"Александр Дюма. Парижские могикане (Части 1 и 2) " - читать интересную книгу автора

Одетые, как мы уже упоминали, в костюмы рыночных силачей, или скорее
пройдох, как тогда говорили, двое других юношей были полной
противоположностью незнакомцу с его байронической внешностью. На них были
белые плюшевые куртки с воротником вишневого цвета, атласные штаны в белую и
голубую полоску; один из них обмотал талию красным кашемировым кушаком,
другой - желтым; на ногах у них были шелковые чулки с золотыми стрелками и
туфли с бриллиантовыми пряжками; оба с ног до головы были увиты
разноцветными лентами; шляпы с пышным плюмажем были украшены гирляндами из
белых и розовых камелий, а самая скромная из них в это время года стоила не
меньше одного экю у г-жи Бейон или г-жи Прево - известных цветочниц; щеки у
молодых людей рдели румянцем, глаза горели, на губах играла улыбка, сердца
кипели радостью, и во всем их облике ясно читалась беззаботность; юноши
будто воплощали собой французскую веселость - то радостное прошлое, на
похоронах которого, казалось, благоговейно присутствует их друг, одетый в
черное и мрачный, как будущее.
Как же оказались вместе эти такие разные и костюмами, да, по-видимому,
и характерами люди? Почему они шагали втроем в столь поздний час, как
сошлись на одной из пятидесяти грязных парижских улочек, ведущих от бульвара
Сен-Дени к набережной Жевр?
Объясняется все просто: двум ряженым не удалось найти у "Колизея"
свободный экипаж; молодой человек в темном плаще не сумел нанять карету на
улице Сент-Аполлин.
Оба участника маскарада, изрядно разогретые бишофом и пуншем, решили
отправиться на Рынок поесть устриц.
Молодой человек в темном плаще, выпивший за весь вечер всего несколько
стаканов оршада да смородинного сиропа, головы не терял и намеревался
вернуться к себе на Университетскую улицу.
Все трое случайно сошлись на углу улиц Сент-Аполлин и Сен-Дени; ряженые
признали в молодом человеке своего друга, который их, разумеется, не узнал
бы.
При виде приятеля они в один голос вскричали:
- Смотри-ка! Жан Робер!
- Людовик! Петрус! - отозвался молодой человек в темном плаще.
В 1827 году было принято называть Пьера "Петрус", а вместо Луи говорить
"Людовик".
Все трое с жаром пожали друг другу руки и стали расспрашивать один
другого, как они очутились на мостовой в столь поздний час.
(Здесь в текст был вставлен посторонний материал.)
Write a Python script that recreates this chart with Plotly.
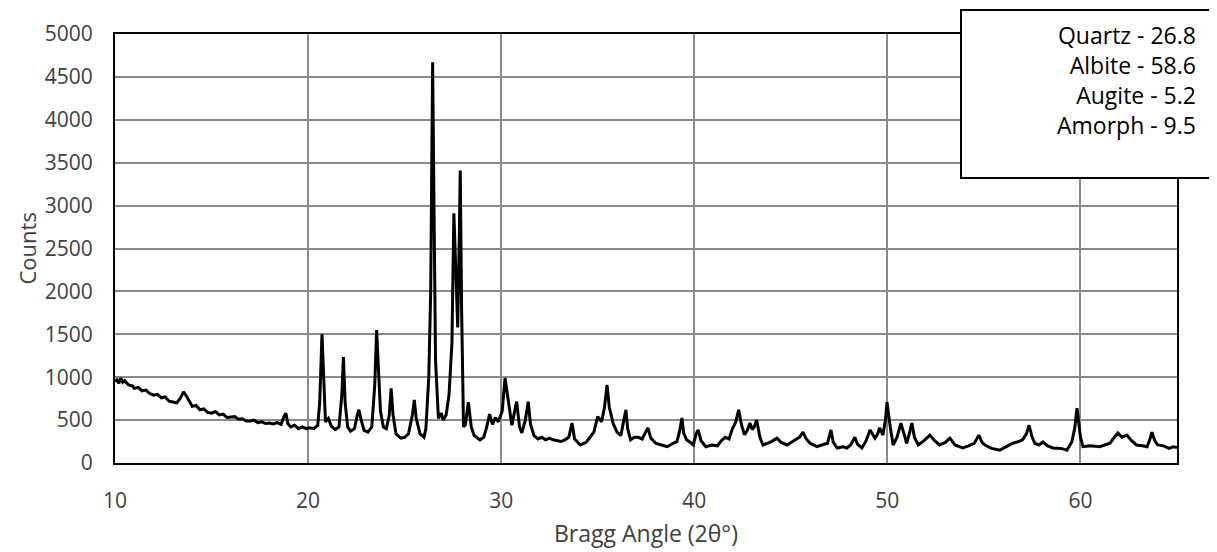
import plotly.graph_objects as go

two_theta = [
    10.0, 10.1, 10.2, 10.3, 10.4, 10.5, 10.7, 10.9, 11.0, 11.2, 11.4, 11.6, 11.8, 12.0, 12.2, 12.4, 12.6, 12.8,
    13.0, 13.2, 13.4, 13.55, 13.7, 13.9, 14.0, 14.2, 14.4, 14.6, 14.8, 15.0, 15.2, 15.4, 15.6, 15.8, 16.0, 16.2,
    16.4, 16.6, 16.8, 17.0, 17.2, 17.4, 17.6, 17.8, 18.0, 18.2, 18.4, 18.6, 18.75, 18.85, 18.95, 19.1, 19.3, 19.5,
    19.7, 19.9, 20.1, 20.3, 20.5, 20.6, 20.72, 20.8, 20.9, 21.05, 21.2, 21.4, 21.6, 21.75, 21.83, 21.92, 22.05,
    22.2, 22.4, 22.55, 22.63, 22.75, 22.9, 23.1, 23.3, 23.45, 23.55, 23.62, 23.75, 23.9, 24.05, 24.2, 24.3, 24.4,
    24.55, 24.8, 25.0, 25.2, 25.4, 25.5, 25.6, 25.8, 26.0, 26.1, 26.25, 26.35, 26.45, 26.52, 26.6, 26.75, 26.9,
    27.0, 27.15, 27.3, 27.45, 27.55, 27.65, 27.75, 27.82, 27.88, 27.95, 28.05, 28.15, 28.3, 28.45, 28.6, 28.9,
    29.1, 29.25, 29.4, 29.55, 29.7, 29.85, 30.05, 30.2, 30.3, 30.45, 30.55, 30.7, 30.8, 30.95, 31.07, 31.25, 31.4,
    31.52, 31.7, 31.9, 32.1, 32.3, 32.5, 32.7, 32.9, 33.1, 33.3, 33.5, 33.67, 33.8, 34.1, 34.4, 34.6, 34.8, 35.0,
    35.2, 35.35, 35.48, 35.6, 35.8, 36.0, 36.2, 36.35, 36.46, 36.55, 36.7, 36.9, 37.1, 37.3, 37.5, 37.6, 37.75,
    38.0, 38.3, 38.6, 38.9, 39.1, 39.25, 39.36, 39.45, 39.6, 39.8, 39.95, 40.1, 40.2, 40.35, 40.6, 40.9, 41.2,
    41.4, 41.6, 41.8, 41.95, 42.15, 42.3, 42.45, 42.6, 42.75, 42.88, 43.0, 43.1, 43.23, 43.4, 43.56, 43.8, 44.0,
    44.28, 44.5, 44.8, 45.0, 45.2, 45.45, 45.63, 45.8, 46.0, 46.35, 46.6, 46.9, 47.08, 47.2, 47.4, 47.7, 47.9,
    48.1, 48.32, 48.45, 48.68, 48.9, 49.1, 49.25, 49.36, 49.5, 49.6, 49.77, 49.9, 49.98, 50.05, 50.15, 50.3,
    50.5, 50.7, 50.85, 51.0, 51.15, 51.27, 51.4, 51.6, 51.9, 52.2, 52.45, 52.7, 53.0, 53.24, 53.5, 53.9, 54.2,
    54.5, 54.74, 54.9, 55.05, 55.4, 55.83, 56.2, 56.5, 56.8, 57.0, 57.2, 57.34, 57.5, 57.64, 57.85, 58.06, 58.3,
    58.58, 59.0, 59.3, 59.55, 59.7, 59.82, 59.92, 60.0, 60.13, 60.5, 61.0, 61.3, 61.53, 61.75, 61.94, 62.15,
    62.4, 62.65, 62.9, 63.2, 63.45, 63.6, 63.7, 63.85, 64.0, 64.3, 64.6, 64.8, 65.0,
]

counts = [
    950, 970, 930, 990, 940, 960, 910, 900, 870, 880, 840, 850, 810, 790, 800, 760, 770, 720,
    710, 700, 760, 830, 780, 690, 660, 670, 620, 630, 590, 580, 600, 560, 570, 530, 535, 540,
    510, 515, 490, 490, 500, 470, 480, 460, 465, 455, 470, 450, 540, 580, 460, 420, 440, 400,
    420, 400, 410, 400, 440, 700, 1500, 1000, 480, 520, 430, 390, 420, 800, 1235, 700, 420,
    370, 400, 560, 620, 500, 380, 360, 420, 900, 1550, 1200, 600, 420, 400, 550, 870, 560,
    340, 290, 300, 340, 560, 735, 520, 340, 300, 400, 1000, 2000, 4670, 3000, 1200, 520, 580,
    500, 560, 800, 1400, 2910, 2200, 1580, 2500, 3410, 1800, 420, 450, 710, 420, 320, 270,
    300, 420, 570, 450, 530, 480, 600, 990, 850, 600, 440, 600, 715, 420, 350, 500, 715,
    450, 320, 280, 300, 270, 290, 270, 260, 250, 270, 300, 465, 280, 210, 240, 300, 360, 540,
    480, 650, 910, 650, 460, 360, 320, 500, 620, 400, 270, 300, 300, 280, 380, 410, 290,
    230, 210, 190, 230, 250, 380, 525, 350, 270, 240, 210, 340, 385, 260, 190, 210, 200,
    260, 300, 280, 385, 480, 620, 440, 330, 380, 465, 390, 420, 500, 300, 210, 230, 250,
    290, 240, 210, 240, 260, 300, 360, 280, 230, 190, 210, 230, 385, 240, 175, 190, 175,
    210, 300, 220, 175, 260, 385, 320, 290, 340, 410, 325, 500, 710, 560, 420, 210,
    300, 465, 330, 230, 350, 465, 300, 210, 260, 325, 260, 210, 240, 290, 210, 175, 200,
    230, 325, 240, 210, 170, 150, 190, 230, 250, 270, 340, 440, 300, 230, 210, 245, 200,
    175, 170, 150, 245, 400, 640, 450, 300, 190, 200, 190, 210, 230, 300, 350, 300,
    325, 260, 210, 200, 190, 280, 360, 260, 210, 200, 170, 190, 180,
]

x_ticks = [10, 20, 30, 40, 50, 60]
y_ticks = [0, 500, 1000, 1500, 2000, 2500, 3000, 3500, 4000, 4500, 5000]

phases = ["Quartz", "Albite", "Augite", "Amorph"]
phase_pct = ["26.8", "58.6", "5.2", "9.5"]

FONT = "Open Sans"

# the page body has an 8px margin; the figure is laid out so the plot lands
# on the reference's pixels (plot area x 115..1177, y 34..463 in the window)
PAGE_OFF = 8
PLOT_L, PLOT_R, PLOT_T, PLOT_B = 115, 1177, 34, 463
PLOT_W, PLOT_H = PLOT_R - PLOT_L, PLOT_B - PLOT_T


def px_x(px):
    return (px - PLOT_L) / PLOT_W


def px_y(py):
    return (PLOT_B - py) / PLOT_H


fig = go.Figure()
fig.add_trace(go.Scatter(
    x=two_theta, y=counts, mode="lines",
    line=dict(color="black", width=3),
    showlegend=False, hoverinfo="skip",
))

axis_common = dict(
    showline=True, linecolor="black", linewidth=2, mirror=True,
    showgrid=True, gridcolor="#8a8a8a", gridwidth=2,
    zeroline=False, ticks="", tickfont=dict(family=FONT, size=21, color="#404040"),
)

fig.update_xaxes(range=[10, 65], tickvals=x_ticks, ticklabelstandoff=18, **axis_common)
fig.update_yaxes(range=[0, 5000], tickvals=y_ticks, ticklabelstandoff=16, **axis_common)

# box holding the phase composition
fig.add_shape(
    type="rect", xref="paper", yref="paper",
    x0=px_x(961), x1=px_x(1216), y0=px_y(178), y1=px_y(10),
    line=dict(color="black", width=2), fillcolor="white", layer="above",
)

fig.add_annotation(
    text="<br>".join(f"{n} - {p}" for n, p in zip(phases, phase_pct)),
    xref="paper", yref="paper", x=px_x(1198), y=px_y(80),
    xanchor="right", yanchor="middle", align="right", showarrow=False,
    font=dict(family=FONT, size=23, color="black"),
)

fig.add_annotation(
    text="Bragg Angle (2θ°)", xref="paper", yref="paper", x=0.5, y=px_y(533),
    xanchor="center", yanchor="middle", showarrow=False,
    font=dict(family=FONT, size=23, color="#404040"),
)
fig.add_annotation(
    text="Counts", xref="paper", yref="paper", x=px_x(26), y=0.5,
    xanchor="center", yanchor="middle", textangle=-90, showarrow=False,
    font=dict(family=FONT, size=22, color="#404040"),
)

W, H = 1217 - PAGE_OFF, 552 - PAGE_OFF
fig.update_layout(
    width=W, height=H,
    margin=dict(l=PLOT_L - PAGE_OFF, r=W - (PLOT_R - PAGE_OFF), t=PLOT_T - PAGE_OFF,
                b=H - (PLOT_B - PAGE_OFF), autoexpand=False),
    paper_bgcolor="white", plot_bgcolor="white",
)

fig.write_html("out.html")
Когда это было выяснено, художник Петрус и врач Людовик настойчиво
стали уговаривать поэта Жана Робера поужинать с ними на Рынке, у Бордье, и
он не смог отказать им.
На том друзья и порешили. По тому, как торопливо они зашагали, со
стороны могло показаться, что решение их окончательное и менять его никто из
троих не собирается. Но за двадцать шагов до Батавского двора Жан Робер
вдруг остановился.
- Итак, решено, не правда ли? Мы идем ужинать... К кому, вы говорите?
- К Бордье.
- Хорошо, пусть будет Бордье.
- Ну, разумеется, решено! - в один голос подтвердили Петрус и
Людовик. - А почему бы нет?
- Потому что отступить никогда не поздно, если совершаешь глупость.